On a beautiful, calm afternoon in November 1850, six men from Swordale set out for Grimshader, Lochs. They were going to fetch kelp - perhaps to use it as fertiliser on their crofts, or maybe as part of their rental agreement, whereby they would have had to provide the Estate with a certain amount of kelp each year. They probably fished with handlines as they went, in order to procure a little more food for their tables. The men were:


Torquil Crichton, husband of Mary Macleod, and father to 7 children aged between 2 and 16.

John Mackenzie, husband of Christina Finlayson, and father to 5 children between 0 and 12.

Murdo Mackenzie, husband of Mary Crichton, and father to 5 children aged between 2 and 17.

John Maciver, husband of Catherine Stewart, and father to 7 children aged between 6 and 20.

John Macleod (originally from Coll), husband of Catherine Murray, and father to 4 children aged between 10 and 17.

John Macleod, husband of Margaret Macleod, and father to 8 children aged between 6 and 26.


As experienced fishermen they would surely have known not to overload their vessel. Perhaps they were under pressure from the Estate, although some said afterwards that a whale may have surfaced beneath the boat and upset it. Whatever the truth of the matter, none of the men made it to shore, and a village was devastated.




Mary Crichton lost not only her husband, but also her brother Torquil and brother-in-law John Mackenzie. These same men were two brothers and a brother-in-law to Mary's neighbour Margaret Mackenzie. The very ties which knit the 100-strong village together would have made the loss still more shattering. The disaster became known as Bàthadh Mòr Shuardail - the 'Big Drowning of Swordale'.


However, in some strange way, at least one of the men had some knowledge of what would come to pass that afternoon.
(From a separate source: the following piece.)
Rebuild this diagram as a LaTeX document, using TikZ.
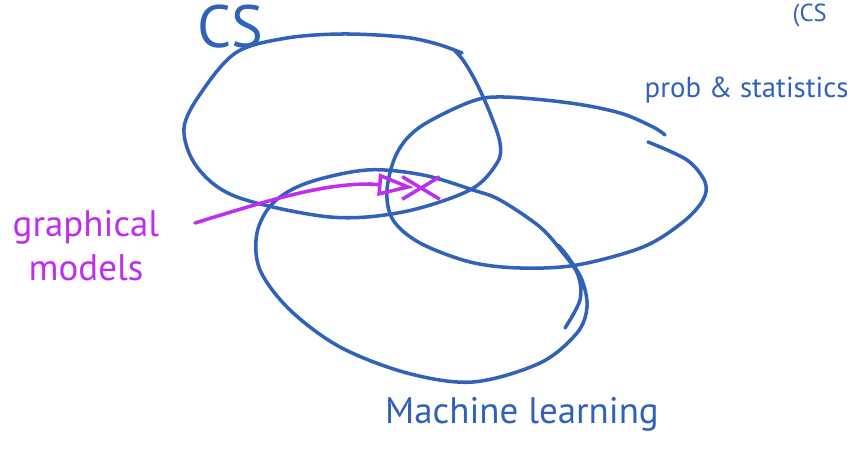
\documentclass[tikz,border=0pt]{standalone}
\usepackage{fontspec}
\setmainfont{PT Sans}
\usetikzlibrary{arrows.meta,shapes.misc}
\definecolor{inkblue}{RGB}{47,98,184}
\definecolor{inkpurple}{RGB}{190,45,240}
\tikzset{
  setline/.style  = {inkblue,line width=1pt,line cap=round,line join=round},
  setlabel/.style = {inkblue,inner sep=0pt},
  noteline/.style = {-{Triangle[open,length=3.6mm,width=2.2mm]},inkpurple,line width=1pt,line cap=round}
}
\begin{document}
\begin{tikzpicture}[x=0.01cm,y=-0.01cm]
  \useasboundingbox (0,0) rectangle (863,452);
  \clip (0,0) rectangle (863,452);
  % the three sets, traced as one stroke each
  \draw[setline] plot[smooth,tension=0.55] coordinates {(462,53) (437,44) (403,37) (343,34) (287,38)
        (237,52) (203,90) (184,128) (197,167) (237,197) (330,217) (403,212) (470,190) (497,163)
        (500,143) (490,113) (476,82) (463,60) (453,49)};
  \draw[setline] plot[smooth,tension=0.55] coordinates {(648,142) (687,160) (705,182) (703,200)
        (683,222) (643,247) (577,265) (520,268) (470,262) (420,243) (393,220) (387,190) (397,153)
        (420,127) (470,102) (503,97) (570,103) (620,113) (653,127) (665,135)};
  \draw[setline] plot[smooth,tension=0.55] coordinates {(565,328) (580,300) (578,275) (563,253)
        (540,227) (500,200) (473,190) (423,175) (367,170) (307,183) (273,203) (257,233) (260,270)
        (290,310) (340,347) (407,373) (473,382) (540,363) (577,333) (587,307) (582,280) (568,257)
        (558,245)};
  \node[setlabel,font=\fontsize{17}{19}\selectfont] (cs) at (230,27) {CS};
  \node[setlabel,font=\fontsize{8.2}{10}\selectfont,anchor=west] (probstat) at (644,90) {prob \& statistics};
  \node[setlabel,font=\fontsize{10.5}{12}\selectfont] (ml) at (522,414) {Machine learning};
  \node[setlabel,font=\fontsize{7}{8}\selectfont,anchor=north west] (csnote) at (792,3) {(CS};
  % the note on the left points into the middle
  \node[inkpurple,align=center,inner sep=0pt,font=\fontsize{10.5}{12.5}\selectfont] (gm) at (86,246) {graphical\\models};
  \node[cross out,draw=inkpurple,line width=1pt,minimum width=0.34cm,minimum height=0.19cm,
        inner sep=0pt] (gmtarget) at (421,188) {};
  \coordinate (gmtail) at (195,223);
  \draw[noteline,shorten >=2pt] (gmtail) .. controls (270,200) and (320,184) .. (370,184) -- (gmtarget.center);
\end{tikzpicture}
\end{document}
The youngest son of John Macleod (listed last) was George, and when he died in 1920 his obituary recalled that day seventy years previously:


[George's] father, John Macleod, who was a notable Christian in the congregation of Garrabost, died by drowning. It is related of him that on the day which he was drowned he went in the morning to another township to help his son William in building a house. As he was about to leave for home, he said to his son, “Proceed with the house, but I will not be with

you to roof it.” When he arrived home, his wife had dinner ready, and wished him to partake of it. “No,” he said, “I have something else to attend to first.” He then took his two sons, Kenneth and George, to the barn, and with his hand on the head of each, he prayed that they might be children of “The Covenant”. He then took his dinner, and went out with his crew to fish, but never returned.*


It is surely worthy of note that this crofter, so busy with house-building and kelp-collecting, regarded the spiritual state of his children as being of more importance than either his dinner or his life.


How do we value our souls, and the souls of our families and neighbours?



* The Free Presbyterian Magazine and Monthly Record, January 1921, p.276-277.